La mia opinione sulla nuova serie TV " 13 reasons why!"
Ho finito da poco di vedere “13 reason why” , serie televisiva statunitense trasmessa su Netflix inspirata al romanzo di Jay Asher.
Questa serie mi ha molto colpito per il suo realismo, la forza nel trasmettere dei messaggi e per l’originalità con cui descrive la vita di questi ragazzi, le vicende e le motivazioni per cui Hannah si è tolta la vita.
È una serie che dà uno spaccato sulla vita degli adolescenti in America a cui mi sembra che, purtroppo , anche noi ci stiamo allineando.
I temi toccati sono forti: suicidio, bullismo, cyber-bullismo, l’isolamento, l’ansia sociale, la depressione, la violenza sessuale e la cultura in cui crescono gli adolescenti.
Per chi ha figli adolescenti consiglio di guardarla, insieme a loro.

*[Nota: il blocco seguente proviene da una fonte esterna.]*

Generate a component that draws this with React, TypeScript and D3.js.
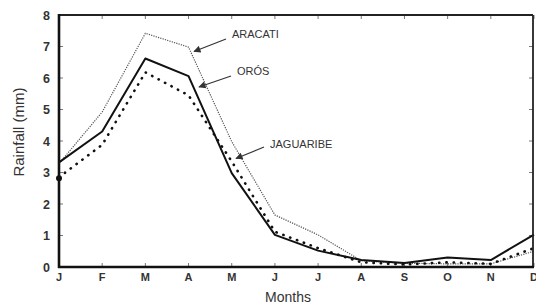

Diventa un modo davvero stimolante per affrontare temi “scabrosi” che spesso non è facile affrontare quando riguardano la tua realtà. Ma con l’intermediazione del video diventa senza dubbio meno complesso, poiché non si parla di noi in prima persona ma di altri -lontani- e questo dà un senso di protezione, sicurezza e libertà nel parlarne e nel condividere opinioni ed emozioni.
Ma anche chi ha figli piccoli o non ne ha, può trarre giovamento dal vedere questa serie. Può aiutare infatti a capire le nuove generazioni e quello che vivono anche coi nuovi strumenti tecnologici a loro disposizione. Non è facile infatti, oggigiorno, immedesimarsi nella realtà quotidiana degli adolescenti perché molto diversa da quella in cui siamo diventati adulti noi e perché sicuramente più complessa. Quello che è fortemente cambiato è il modo in cui ci si approccia l’altro da sé e questo è difficile da comprendere se non lo vivi o non fai lo sforzo di entraci. Il rischio è quello di liquidare come esagerazioni alcune manifestazioni di disagio dei ragazzi, che purtroppo però possono poi sfociare in tragedie.
Hannah è una ragazza di 17 anni che si toglie la vita e lascia 13 cassette con registrate le motivazioni per cui ha deciso di suicidarsi. Queste cassette fanno capire in maniera evidente le responsabilità di chi le sta attorno che , piano pianto ma con chiarezza, inizia a mettere fuoco i fatti e capire che avrebbe dovuto fare qualcosa di più o di diverso.
È anche questo che mi piace delle serie. L’idea che all’individualismo, alla logica di perseguire il proprio interesse e piacere si voglia invece auspicare ad un NOI al quale rivolgersi come adolescenti ma anche come adulti. Un NOI solidale che ci fa sentire responsabili gli uni degli altri. Ed in questo, secondo me, entrano in gioco fortemente i genitori da due punti di vista. Innanzitutto, con l’attenzione verso i disagi del proprio figlio, a volte nascosto ed impercettibile ma molto reale, ma anche con l’insegnamento (con il proprio esempio e stile di vita) che l’Io contro tutti non paga ma va sostituito con una responsabilità più collettiva. È normale che i ragazzi abbiano l’obiettivo di vivere quello che gli offre il momento per raggiungere una soddisfazione, è la loro struttura cerebrale di ragazzi in crescita che funziona così e che vede la prevalenza del cervello “emotivo” su quello “cognitivo”. In questo l’adulto deve intervenire ed inserire nei ragionamenti del ragazzo la parte del cervello più razionale che mostra limiti, rischi e conseguenze del proprio operato.
La serie non dà risposte alle domande che posso scaturire (come si fa a capire quando uno è depresso? Perché una ragazza con tutta la vita davanti decide di farla finita senza darsi una seconda possibilità? Perché le ragazze devono essere attraenti per forza? Come mai i ragazzi usano con leggerezza i social?) però stimola la discussione ed il dialogo e questo mi sembra essenziale.